Un autre signe peut-être interprêté positivement. Ces derniers mois, plusieurs femmes ont démissionné avant la fin de leur mandat et ces démissions ont été observées dans des conseils où la gouvernance et/ou la rémunération des dirigeants ne fait pas l’unanimité. Bien que le lien direct entre démission et désaveu n’ait pas toujours été affiché comme tel, c’est un signe qui ne trompe pas. Ainsi, l’été dernier, la démission surprise de Véronique Morali ( Fimalac) du conseil d’Alcatel-Lucent après le scandale des rémunérations de Patrick Combes, le patron sortant, n’est pas passée inaperçue. En janvier, l’annonce du départ de Dominique Reiniche ( ex-PDG France de Coca-Cola) suivie ces jours-ci de la démission de Patricia Barbizet du conseil de Peugeot, toutes deux bien avant la fin de leur mandat, ne sont peut-être pas étrangères aux problèmes notoire de gouvernance chez le constructeur ou encore à la rémunération jugée excessive du directeur général Carlos Tavares.

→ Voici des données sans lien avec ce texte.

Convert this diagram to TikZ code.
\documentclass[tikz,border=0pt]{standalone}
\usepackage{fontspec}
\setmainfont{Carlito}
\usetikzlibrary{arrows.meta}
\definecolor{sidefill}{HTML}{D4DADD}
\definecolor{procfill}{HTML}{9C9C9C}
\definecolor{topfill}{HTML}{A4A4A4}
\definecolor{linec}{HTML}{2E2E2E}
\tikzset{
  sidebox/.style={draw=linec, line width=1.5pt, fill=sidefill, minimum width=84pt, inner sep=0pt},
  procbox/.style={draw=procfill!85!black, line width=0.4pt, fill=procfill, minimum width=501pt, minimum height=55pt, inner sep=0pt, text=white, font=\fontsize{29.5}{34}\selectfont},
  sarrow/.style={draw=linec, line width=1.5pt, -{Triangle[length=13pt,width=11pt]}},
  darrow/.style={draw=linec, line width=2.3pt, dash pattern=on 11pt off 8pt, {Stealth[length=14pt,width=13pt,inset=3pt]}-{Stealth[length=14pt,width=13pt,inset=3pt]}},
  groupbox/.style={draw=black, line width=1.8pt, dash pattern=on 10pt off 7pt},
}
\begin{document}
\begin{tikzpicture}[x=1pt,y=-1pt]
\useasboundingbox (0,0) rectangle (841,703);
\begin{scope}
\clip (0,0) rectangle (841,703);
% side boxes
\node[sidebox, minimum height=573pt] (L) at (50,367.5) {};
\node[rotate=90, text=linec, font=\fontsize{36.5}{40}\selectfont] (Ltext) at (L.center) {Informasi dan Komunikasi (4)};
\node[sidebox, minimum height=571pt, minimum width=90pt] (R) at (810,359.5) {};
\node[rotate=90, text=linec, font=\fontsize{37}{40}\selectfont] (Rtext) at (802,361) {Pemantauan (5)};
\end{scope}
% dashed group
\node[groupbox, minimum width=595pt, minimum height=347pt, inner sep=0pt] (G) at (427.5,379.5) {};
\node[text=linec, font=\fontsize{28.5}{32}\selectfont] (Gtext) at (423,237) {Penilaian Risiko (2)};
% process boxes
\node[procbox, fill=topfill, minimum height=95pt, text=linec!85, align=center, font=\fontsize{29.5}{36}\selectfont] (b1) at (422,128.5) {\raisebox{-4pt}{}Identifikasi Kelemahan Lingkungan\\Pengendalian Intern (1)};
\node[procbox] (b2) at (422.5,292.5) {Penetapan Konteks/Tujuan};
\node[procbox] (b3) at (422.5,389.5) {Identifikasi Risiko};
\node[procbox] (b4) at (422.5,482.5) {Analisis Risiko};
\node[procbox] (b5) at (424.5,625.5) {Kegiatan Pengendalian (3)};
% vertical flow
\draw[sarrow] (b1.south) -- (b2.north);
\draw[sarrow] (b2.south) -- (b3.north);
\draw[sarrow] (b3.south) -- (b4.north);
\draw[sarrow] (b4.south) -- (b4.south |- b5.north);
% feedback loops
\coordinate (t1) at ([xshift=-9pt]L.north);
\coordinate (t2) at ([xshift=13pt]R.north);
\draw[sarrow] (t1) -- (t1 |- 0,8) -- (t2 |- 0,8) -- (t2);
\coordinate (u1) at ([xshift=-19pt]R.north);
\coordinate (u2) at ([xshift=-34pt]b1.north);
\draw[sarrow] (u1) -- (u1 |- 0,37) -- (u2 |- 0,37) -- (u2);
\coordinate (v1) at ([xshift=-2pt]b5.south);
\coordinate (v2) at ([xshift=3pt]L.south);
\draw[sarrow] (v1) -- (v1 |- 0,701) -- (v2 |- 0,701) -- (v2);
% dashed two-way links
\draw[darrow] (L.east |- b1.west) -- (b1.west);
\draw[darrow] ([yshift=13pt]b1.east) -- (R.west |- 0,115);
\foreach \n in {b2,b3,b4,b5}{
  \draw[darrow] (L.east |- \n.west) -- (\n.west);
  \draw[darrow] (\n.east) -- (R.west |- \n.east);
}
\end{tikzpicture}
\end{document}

Des administratrices qui apportent un vent d’air frais sur la gouvernance

Chez Rexel, un sérieux malaise au sein du conseil aurait aussi incité les deux administratrices Isabelle Marey-Semper (L’Oréal) et Monica Ribar à quitter le conseil en cours de mandat. Monika Ribar, ex-administratrice de la société suisse Sika s’était d’ailleurs déjà illustrée en s’opposant à la prise de contrôle de Sika par Saint Gobain dans des conditions défavorables aux minoritaires. Colette Neuville ( Adam), a elle aussi claqué la porte du conseil de Numericable SFR, la filiale d’Altice qui s’est surendettée pour payer les investissements de sa maison mère. Quant à l’ex-animatrice Isabelle Giordano qui l’a remplacée chez Numericable SFR, elle est passée en coup de vent, ce que certains qualifient d' »erreur de casting ».

Un vent d’air frais souffle donc sur la gouvernance. Il ne faudrait pas pour autant en conclure que le grand remplacement des énarques et polytechniciens qui ont investi en masse les conseils est bien engagé. Les castes se reconstituent, d’autant que certaines femmes de pouvoir issues des « grandes écoles », sont très recherchées et finissent par devenir, elles aussi, des « cumulardes ». Espérons néanmoins que la culture « Old boys Club » des conseils fera bientôt partie du passé.

(*) L’objectif de 40% s’applique aux conseils de plus de 8 membres. Pour les plus petits, l’écart entre les femmes et les hommes doit être au maximum de deux. La loi de 2011 s’applique aux  sociétés cotées, celles qui depuis trois ans  emploient un nombre moyen d’au moins 500 salariés permanents et présentent un montant net de chiffre d’affaires ou un total de bilan d’au moins 50 millions €.